## Task objective
Without including any pictures, write out the listing below exactly.

--- BEGIN ---

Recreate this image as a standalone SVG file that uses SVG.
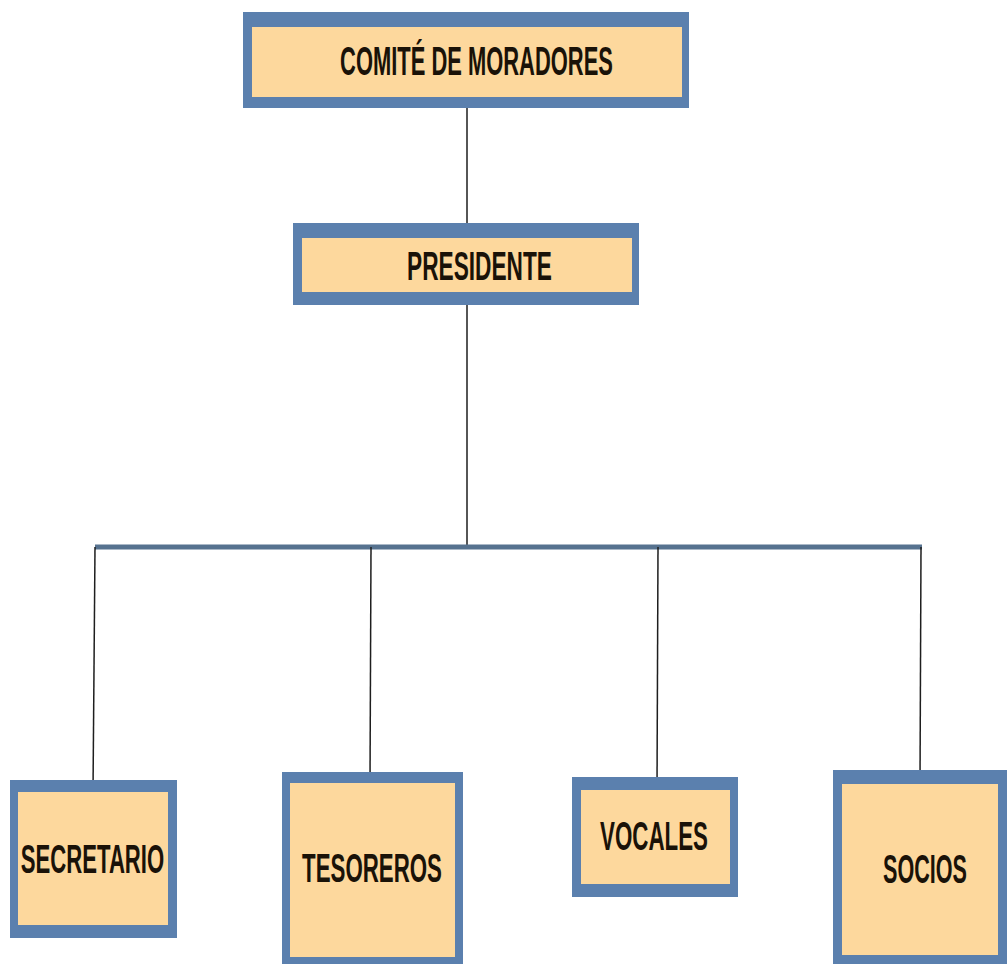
<svg xmlns="http://www.w3.org/2000/svg" width="1007" height="964" viewBox="0 0 1007 964">
<style>
.frame{fill:#5b80ae}
.fill{fill:#fdd89d}
.lbl{font-family:"Liberation Sans",Arial,sans-serif;font-weight:bold;font-size:40px;fill:#1a1208;text-anchor:middle}
.ln{stroke:#1e1e1e;stroke-width:1.5;fill:none}
.bar{stroke:#56728f;stroke-width:5;fill:none}
</style>
<rect width="1007" height="964" fill="#ffffff"/>
<g id="connectors">
<line class="ln" x1="467" y1="108" x2="467" y2="223"/>
<line class="ln" x1="467" y1="305" x2="467" y2="547"/>
<line class="bar" x1="95" y1="547" x2="922" y2="547"/>
<line class="ln" x1="95" y1="547" x2="93" y2="792"/>
<line class="ln" x1="371" y1="547" x2="370" y2="783"/>
<line class="ln" x1="658" y1="547" x2="657" y2="790"/>
<line class="ln" x1="921" y1="547" x2="920" y2="784"/>
</g>
<g id="comite">
<rect class="frame" x="243" y="12" width="446" height="96"/>
<rect class="fill" x="252" y="27" width="430" height="70"/>
<text class="lbl" transform="translate(476.5,75) scale(0.548,1)">COMITÉ DE MORADORES</text>
</g>
<g id="presidente">
<rect class="frame" x="293" y="223" width="346" height="82"/>
<rect class="fill" x="302" y="238" width="330" height="54"/>
<text class="lbl" transform="translate(479.5,280) scale(0.567,1)">PRESIDENTE</text>
</g>
<g id="secretario">
<rect class="frame" x="10" y="780" width="167" height="158"/>
<rect class="fill" x="18" y="792" width="150" height="133"/>
<text class="lbl" transform="translate(92.5,873) scale(0.553,1)">SECRETARIO</text>
</g>
<g id="tesoreros">
<rect class="frame" x="282" y="772" width="181" height="192"/>
<rect class="fill" x="290" y="783" width="165" height="174"/>
<text class="lbl" transform="translate(372,882) scale(0.557,1)">TESOREROS</text>
</g>
<g id="vocales">
<rect class="frame" x="572" y="777" width="166" height="120"/>
<rect class="fill" x="581" y="790" width="149" height="94"/>
<text class="lbl" transform="translate(654,850) scale(0.558,1)">VOCALES</text>
</g>
<g id="socios">
<rect class="frame" x="833" y="770" width="174" height="194"/>
<rect class="fill" x="842" y="784" width="156" height="171"/>
<text class="lbl" transform="translate(925,883) scale(0.54,1)">SOCIOS</text>
</g>
</svg>
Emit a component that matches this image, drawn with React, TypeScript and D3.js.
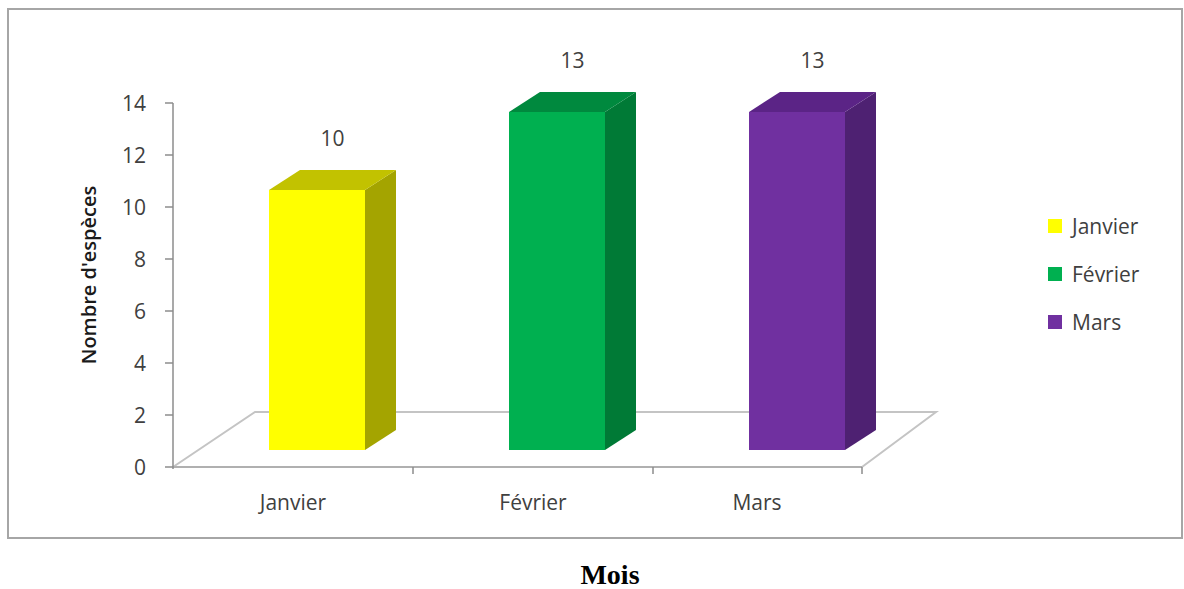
import React from "react";
import * as d3 from "d3";

// Monthly species counts
const months = ["Janvier", "Février", "Mars"];
const counts = [10, 13, 13];
const frontColors = ["#FFFF00", "#00B050", "#7030A0"];
const sideColors = ["#A4A400", "#007A36", "#4E2172"];
const topColors = ["#C2C200", "#00893E", "#5B2486"];
const yTicks = [0, 2, 4, 6, 8, 10, 12, 14];

const W = 1184;
const H = 589;

// Plot frame
const axisX = 173;
const floorRight = 862;
const baseY = 467;
const topY = 103;
const floorDx = 82;
const floorDy = -55;
const barOffsetDy = -17; // bars sit partway into the floor depth
const barDepthDx = 31;
const barDepthDy = -20;
const barWidth = 96;

const FONT = "'Open Sans', 'DejaVu Sans', sans-serif";
const TEXT = "#404040";

export default function App() {
  const x = d3.scaleBand<string>().domain(months).range([axisX, axisX + 240 * months.length]).padding(0);
  const y = d3.scaleLinear().domain([0, 14]).range([baseY, topY]);
  const yBar = (v: number) => y(v) + barOffsetDy;

  const floorPath = d3.path();
  floorPath.moveTo(axisX, baseY);
  floorPath.lineTo(axisX + floorDx, baseY + floorDy);
  floorPath.lineTo(floorRight + floorDx - 8, baseY + floorDy);
  floorPath.lineTo(floorRight, baseY);

  const catTicks = [x(months[1])!, x(months[2])!, floorRight];

  return (
    <svg
      width={W}
      height={H}
      style={{ position: "absolute", left: 0, top: 0, background: "#fff" }}
      fontFamily={FONT}
    >
      {/* chart frame */}
      <rect x={8} y={9} width={1174} height={529} fill="#fff" stroke="#a6a6a6" strokeWidth={2} />

      {/* floor */}
      <path d={floorPath.toString()} fill="none" stroke="#c4c4c4" strokeWidth={2} />
      <line x1={axisX} x2={floorRight} y1={baseY} y2={baseY} stroke="#b0b0b0" strokeWidth={2} />

      {/* value axis */}
      <line x1={axisX} x2={axisX} y1={y(14)} y2={y(0) + 2} stroke="#8c8c8c" strokeWidth={1.5} />
      {yTicks.map((t) => (
        <g key={t}>
          <line x1={axisX - 8} x2={axisX} y1={y(t)} y2={y(t)} stroke="#8c8c8c" strokeWidth={1.5} />
          <text x={146} y={y(t)} dy="0.36em" textAnchor="end" fontSize={21} fill={TEXT}>
            {t}
          </text>
        </g>
      ))}

      {/* category ticks and labels */}
      {catTicks.map((cx, i) => (
        <line key={i} x1={cx} x2={cx} y1={baseY} y2={baseY + 7} stroke="#8c8c8c" strokeWidth={1.5} />
      ))}
      {months.map((m, i) => (
        <text
          key={m}
          x={x(m)! + x.bandwidth() / 2 - (i === 2 ? 16 : 0)}
          y={510}
          textAnchor="middle"
          fontSize={21}
          fill={TEXT}
        >
          {m}
        </text>
      ))}

      {/* 3D bars */}
      {months.map((m, i) => {
        const xl = x(m)! + x.bandwidth() / 2 - barWidth / 2 + 24;
        const xr = xl + barWidth;
        const top = yBar(counts[i]);
        const bottom = yBar(0);
        const side = `${xr},${top} ${xr + barDepthDx},${top + barDepthDy} ${xr + barDepthDx},${bottom + barDepthDy} ${xr},${bottom}`;
        const lid = `${xl},${top} ${xl + barDepthDx},${top + barDepthDy} ${xr + barDepthDx},${top + barDepthDy} ${xr},${top}`;
        return (
          <g key={m}>
            <polygon points={side} fill={sideColors[i]} />
            <polygon points={lid} fill={topColors[i]} />
            <rect x={xl} y={top} width={barWidth} height={bottom - top} fill={frontColors[i]} />
            <text
              x={xl + (barWidth + barDepthDx) / 2}
              y={top - 44}
              textAnchor="middle"
              fontSize={21}
              fill={TEXT}
            >
              {counts[i]}
            </text>
          </g>
        );
      })}

      {/* axis title */}
      <text
        transform={`translate(96, ${275}) rotate(-90)`}
        textAnchor="middle"
        fontSize={20}
        fontWeight={600}
        fill="#1a1a1a"
      >
        Nombre d'espèces
      </text>

      {/* legend */}
      {months.map((m, i) => (
        <g key={m} transform={`translate(1048, ${226 + i * 48})`}>
          <rect x={0} y={-7} width={14} height={14} fill={frontColors[i]} />
          <text x={24} y={0} dy="0.36em" fontSize={21} fill={TEXT}>
            {m}
          </text>
        </g>
      ))}

      {/* x-axis caption */}
      <text
        x={610}
        y={584}
        textAnchor="middle"
        fontSize={28}
        fontWeight="bold"
        fontFamily="'Liberation Serif', 'Times New Roman', serif"
        fill="#000"
      >
        Mois
      </text>
    </svg>
  );
}
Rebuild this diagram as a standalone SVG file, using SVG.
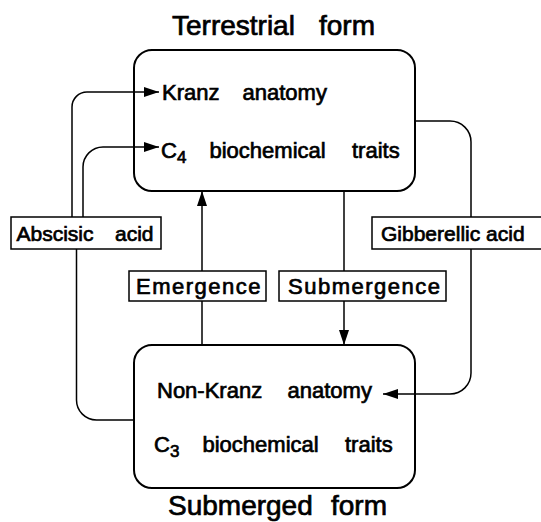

--- END ---

## Response
Recreate this image as a standalone SVG file that uses SVG.
<svg xmlns="http://www.w3.org/2000/svg" width="1007" height="964" viewBox="0 0 1007 964">
<style>
.frame{fill:#5b80ae}
.fill{fill:#fdd89d}
.lbl{font-family:"Liberation Sans",Arial,sans-serif;font-weight:bold;font-size:40px;fill:#1a1208;text-anchor:middle}
.ln{stroke:#1e1e1e;stroke-width:1.5;fill:none}
.bar{stroke:#56728f;stroke-width:5;fill:none}
</style>
<rect width="1007" height="964" fill="#ffffff"/>
<g id="connectors">
<line class="ln" x1="467" y1="108" x2="467" y2="223"/>
<line class="ln" x1="467" y1="305" x2="467" y2="547"/>
<line class="bar" x1="95" y1="547" x2="922" y2="547"/>
<line class="ln" x1="95" y1="547" x2="93" y2="792"/>
<line class="ln" x1="371" y1="547" x2="370" y2="783"/>
<line class="ln" x1="658" y1="547" x2="657" y2="790"/>
<line class="ln" x1="921" y1="547" x2="920" y2="784"/>
</g>
<g id="comite">
<rect class="frame" x="243" y="12" width="446" height="96"/>
<rect class="fill" x="252" y="27" width="430" height="70"/>
<text class="lbl" transform="translate(476.5,75) scale(0.548,1)">COMITÉ DE MORADORES</text>
</g>
<g id="presidente">
<rect class="frame" x="293" y="223" width="346" height="82"/>
<rect class="fill" x="302" y="238" width="330" height="54"/>
<text class="lbl" transform="translate(479.5,280) scale(0.567,1)">PRESIDENTE</text>
</g>
<g id="secretario">
<rect class="frame" x="10" y="780" width="167" height="158"/>
<rect class="fill" x="18" y="792" width="150" height="133"/>
<text class="lbl" transform="translate(92.5,873) scale(0.553,1)">SECRETARIO</text>
</g>
<g id="tesoreros">
<rect class="frame" x="282" y="772" width="181" height="192"/>
<rect class="fill" x="290" y="783" width="165" height="174"/>
<text class="lbl" transform="translate(372,882) scale(0.557,1)">TESOREROS</text>
</g>
<g id="vocales">
<rect class="frame" x="572" y="777" width="166" height="120"/>
<rect class="fill" x="581" y="790" width="149" height="94"/>
<text class="lbl" transform="translate(654,850) scale(0.558,1)">VOCALES</text>
</g>
<g id="socios">
<rect class="frame" x="833" y="770" width="174" height="194"/>
<rect class="fill" x="842" y="784" width="156" height="171"/>
<text class="lbl" transform="translate(925,883) scale(0.54,1)">SOCIOS</text>
</g>
</svg>
Emit a component that matches this image, drawn with React, TypeScript and D3.js.
import React from "react";
import * as d3 from "d3";

// Monthly species counts
const months = ["Janvier", "Février", "Mars"];
const counts = [10, 13, 13];
const frontColors = ["#FFFF00", "#00B050", "#7030A0"];
const sideColors = ["#A4A400", "#007A36", "#4E2172"];
const topColors = ["#C2C200", "#00893E", "#5B2486"];
const yTicks = [0, 2, 4, 6, 8, 10, 12, 14];

const W = 1184;
const H = 589;

// Plot frame
const axisX = 173;
const floorRight = 862;
const baseY = 467;
const topY = 103;
const floorDx = 82;
const floorDy = -55;
const barOffsetDy = -17; // bars sit partway into the floor depth
const barDepthDx = 31;
const barDepthDy = -20;
const barWidth = 96;

const FONT = "'Open Sans', 'DejaVu Sans', sans-serif";
const TEXT = "#404040";

export default function App() {
  const x = d3.scaleBand<string>().domain(months).range([axisX, axisX + 240 * months.length]).padding(0);
  const y = d3.scaleLinear().domain([0, 14]).range([baseY, topY]);
  const yBar = (v: number) => y(v) + barOffsetDy;

  const floorPath = d3.path();
  floorPath.moveTo(axisX, baseY);
  floorPath.lineTo(axisX + floorDx, baseY + floorDy);
  floorPath.lineTo(floorRight + floorDx - 8, baseY + floorDy);
  floorPath.lineTo(floorRight, baseY);

  const catTicks = [x(months[1])!, x(months[2])!, floorRight];

  return (
    <svg
      width={W}
      height={H}
      style={{ position: "absolute", left: 0, top: 0, background: "#fff" }}
      fontFamily={FONT}
    >
      {/* chart frame */}
      <rect x={8} y={9} width={1174} height={529} fill="#fff" stroke="#a6a6a6" strokeWidth={2} />

      {/* floor */}
      <path d={floorPath.toString()} fill="none" stroke="#c4c4c4" strokeWidth={2} />
      <line x1={axisX} x2={floorRight} y1={baseY} y2={baseY} stroke="#b0b0b0" strokeWidth={2} />

      {/* value axis */}
      <line x1={axisX} x2={axisX} y1={y(14)} y2={y(0) + 2} stroke="#8c8c8c" strokeWidth={1.5} />
      {yTicks.map((t) => (
        <g key={t}>
          <line x1={axisX - 8} x2={axisX} y1={y(t)} y2={y(t)} stroke="#8c8c8c" strokeWidth={1.5} />
          <text x={146} y={y(t)} dy="0.36em" textAnchor="end" fontSize={21} fill={TEXT}>
            {t}
          </text>
        </g>
      ))}

      {/* category ticks and labels */}
      {catTicks.map((cx, i) => (
        <line key={i} x1={cx} x2={cx} y1={baseY} y2={baseY + 7} stroke="#8c8c8c" strokeWidth={1.5} />
      ))}
      {months.map((m, i) => (
        <text
          key={m}
          x={x(m)! + x.bandwidth() / 2 - (i === 2 ? 16 : 0)}
          y={510}
          textAnchor="middle"
          fontSize={21}
          fill={TEXT}
        >
          {m}
        </text>
      ))}

      {/* 3D bars */}
      {months.map((m, i) => {
        const xl = x(m)! + x.bandwidth() / 2 - barWidth / 2 + 24;
        const xr = xl + barWidth;
        const top = yBar(counts[i]);
        const bottom = yBar(0);
        const side = `${xr},${top} ${xr + barDepthDx},${top + barDepthDy} ${xr + barDepthDx},${bottom + barDepthDy} ${xr},${bottom}`;
        const lid = `${xl},${top} ${xl + barDepthDx},${top + barDepthDy} ${xr + barDepthDx},${top + barDepthDy} ${xr},${top}`;
        return (
          <g key={m}>
            <polygon points={side} fill={sideColors[i]} />
            <polygon points={lid} fill={topColors[i]} />
            <rect x={xl} y={top} width={barWidth} height={bottom - top} fill={frontColors[i]} />
            <text
              x={xl + (barWidth + barDepthDx) / 2}
              y={top - 44}
              textAnchor="middle"
              fontSize={21}
              fill={TEXT}
            >
              {counts[i]}
            </text>
          </g>
        );
      })}

      {/* axis title */}
      <text
        transform={`translate(96, ${275}) rotate(-90)`}
        textAnchor="middle"
        fontSize={20}
        fontWeight={600}
        fill="#1a1a1a"
      >
        Nombre d'espèces
      </text>

      {/* legend */}
      {months.map((m, i) => (
        <g key={m} transform={`translate(1048, ${226 + i * 48})`}>
          <rect x={0} y={-7} width={14} height={14} fill={frontColors[i]} />
          <text x={24} y={0} dy="0.36em" fontSize={21} fill={TEXT}>
            {m}
          </text>
        </g>
      ))}

      {/* x-axis caption */}
      <text
        x={610}
        y={584}
        textAnchor="middle"
        fontSize={28}
        fontWeight="bold"
        fontFamily="'Liberation Serif', 'Times New Roman', serif"
        fill="#000"
      >
        Mois
      </text>
    </svg>
  );
}
Rebuild this diagram as a standalone SVG file, using SVG.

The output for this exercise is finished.